İlk, “kurucu anayasayı…” yapan meclistir. “İstiklal Marşını…” kabul eden meclistir.

“Mudanya ateşkes antlaşmasını…” bu meclis imzalar! Anadolu, “işgalden ve işgalcilerden…” temizlenir!

23 Nisan 1920 tarihine; “zaman tünelinden…” yolculuk yapmak!

105 öncesine giderek; O tarihi anları bir daha ‘tefekkür…’ edebilmek; O ruhu, halden hale günümüze taşıyabilmek… O anı, “idrak…” edebilmek. Bir, “şuur fırtınasına…” dönüştürebilmek!

O fırtına, “gönüllerdeki yangına…” sebep olmadı mı? Bizlere, “vatan sevgisini…” mübarek kılmadı mı?

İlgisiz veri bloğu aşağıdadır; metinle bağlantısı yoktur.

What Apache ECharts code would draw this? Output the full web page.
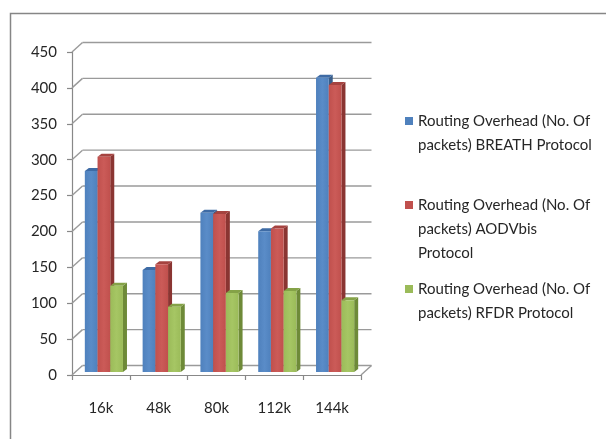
<!DOCTYPE html>
<html>
<head>
<meta charset="utf-8">
<script src="https://cdn.jsdelivr.net/npm/echarts@6/dist/echarts.min.js"></script>
<style>html,body{margin:0;padding:0;background:#fff}#c{width:606px;height:439px}</style>
</head>
<body>
<div id="c"></div>
<script>
const categories = ['16k', '48k', '80k', '112k', '144k'];
const breath = [280, 142, 222, 196, 410];
const aodvbis = [300, 150, 220, 200, 400];
const rfdr = [120, 91, 110, 113, 100];
const yTicks = [0, 50, 100, 150, 200, 250, 300, 350, 400, 450];
const seriesNames = [
  'Routing Overhead (No. Of\npackets) BREATH Protocol',
  'Routing Overhead (No. Of\npackets) AODVbis\nProtocol',
  'Routing Overhead (No. Of\npackets) RFDR Protocol'
];

const WDX = 10.5, WDY = 9.5;   // wall depth offset
const SX = 3, SY = 3;          // bar front plane offset
const BDX = 4, BDY = 3;        // bar depth
const FONT = 'Lato';

const palette = [
  {front: '#4F81BD', light: '#5A8CC8', top: '#3E6BA5', side: '#385D8A'},
  {front: '#C0504D', light: '#CB5B58', top: '#A54340', side: '#8A3532'},
  {front: '#9BBB59', light: '#A6C664', top: '#84A247', side: '#6E8A38'}
];

function barRender(sIdx) {
  const c = palette[sIdx];
  return function (params, api) {
    const i = api.value(0), v = api.value(1);
    const p0 = api.coord([i, 0]);
    const p1 = api.coord([i, v]);
    const band = api.size([1, 0])[0];
    const w = band * 0.22;
    const x = p0[0] + SX + (sIdx - 1.5) * w;
    const yb = p0[1] - SY, yt = p1[1] - SY;
    return {
      type: 'group',
      children: [
        {type: 'polygon', shape: {points: [[x + w, yt], [x + w + BDX, yt - BDY], [x + w + BDX, yb - BDY], [x + w, yb]]}, style: {fill: c.side}},
        {type: 'polygon', shape: {points: [[x, yt], [x + BDX, yt - BDY], [x + w + BDX, yt - BDY], [x + w, yt]]}, style: {fill: c.top}},
        {type: 'rect', shape: {x: x, y: yt, width: w, height: yb - yt},
          style: {fill: new echarts.graphic.LinearGradient(0, 0, 1, 0, [
            {offset: 0, color: c.front}, {offset: 0.5, color: c.light}, {offset: 1, color: c.front}])}}
      ]
    };
  };
}

function wallRender(params, api) {
  const v = api.value(1);
  const band = api.size([1, 0])[0];
  const pL = api.coord([0, v]);
  const pR = api.coord([categories.length - 1, v]);
  const xl = pL[0] - band / 2, xr = pR[0] + band / 2, y = pL[1];
  const st = {stroke: '#9a9a9a', lineWidth: 1.4, fill: null};
  const ch = [
    {type: 'line', shape: {x1: xl, y1: y, x2: xl + WDX, y2: y - WDY}, style: st},
    {type: 'line', shape: {x1: xl + WDX, y1: y - WDY, x2: xr + WDX, y2: y - WDY}, style: st}
  ];
  if (v === 0) {
    ch.push({type: 'line', shape: {x1: xr, y1: y, x2: xr + WDX, y2: y - WDY}, style: st});
  }
  return {type: 'group', children: ch};
}

const legendTops = [109, 193, 277];
const iconPaths = [
  'path://M0,0L8,0L8,8L0,8ZM0,32',
  'path://M0,0L8,0L8,8L0,8ZM0,56',
  'path://M0,0L8,0L8,8L0,8ZM0,32'
];
const iconHeights = [32, 56, 32];

const chart = echarts.init(document.getElementById('c'));
chart.setOption({
  animation: false,
  backgroundColor: '#fff',
  textStyle: {fontFamily: FONT},
  graphic: [{type: 'rect', shape: {x: 10.5, y: 13.5, width: 700, height: 600}, style: {fill: null, stroke: '#868686', lineWidth: 1.5}, silent: true}],
  legend: seriesNames.map((n, k) => ({
    left: 405, top: legendTops[k], orient: 'vertical', padding: 0,
    itemWidth: 8, itemHeight: iconHeights[k], itemGap: 0,
    data: [{name: n, icon: iconPaths[k]}],
    textStyle: {fontFamily: FONT, fontSize: 15, lineHeight: 24, color: '#262626'},
    selectedMode: false
  })),
  grid: {left: 72, right: 245, top: 52, bottom: 64},
  xAxis: {
    type: 'category', data: categories,
    axisLine: {lineStyle: {color: '#888', width: 1.2}},
    axisTick: {show: true, length: 5, lineStyle: {color: '#888', width: 1.2}},
    axisLabel: {margin: 26, fontFamily: FONT, fontSize: 15, color: '#262626'},
    splitLine: {show: false}
  },
  yAxis: {
    type: 'value', min: 0, max: 450, interval: 50,
    axisLine: {show: true, lineStyle: {color: '#888', width: 1.2}},
    axisTick: {show: true, length: 5, lineStyle: {color: '#888', width: 1.2}},
    axisLabel: {margin: 15, fontFamily: FONT, fontSize: 15, color: '#262626'},
    splitLine: {show: false}
  },
  series: [
    {type: 'custom', name: 'wall', renderItem: wallRender, data: yTicks.map(v => [0, v]), z: 1, silent: true},
    {type: 'custom', name: seriesNames[0], renderItem: barRender(0), data: breath.map((v, i) => [i, v]), itemStyle: {color: palette[0].front}, z: 3},
    {type: 'custom', name: seriesNames[1], renderItem: barRender(1), data: aodvbis.map((v, i) => [i, v]), itemStyle: {color: palette[1].front}, z: 3},
    {type: 'custom', name: seriesNames[2], renderItem: barRender(2), data: rfdr.map((v, i) => [i, v]), itemStyle: {color: palette[2].front}, z: 3}
  ]
});
</script>
</body>
</html>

Nemrutların, “ateşe attığı...” İbrahimlerin misali; O sevgiye şahadet eden canları, “gül bahçesinde…” buluşturmadı mı? Çanakkale’den Kocatepe’ye; “sabır yolculuğu…” O yolculuğun; “hüzün yağmurlarıyla…” beslendiği özlemi! Şefkatin, Merhametin, kollarına aldı sardı, sarmaladı…

Tahammülü emzirdi, Metaneti besledi, Sadakati büyüttü. Ey Çilem! “Uğruna feda olacağım kutsallarım için…” var ol. Varlığında, “yaşamak…” “bayraklaşmak…” isterim!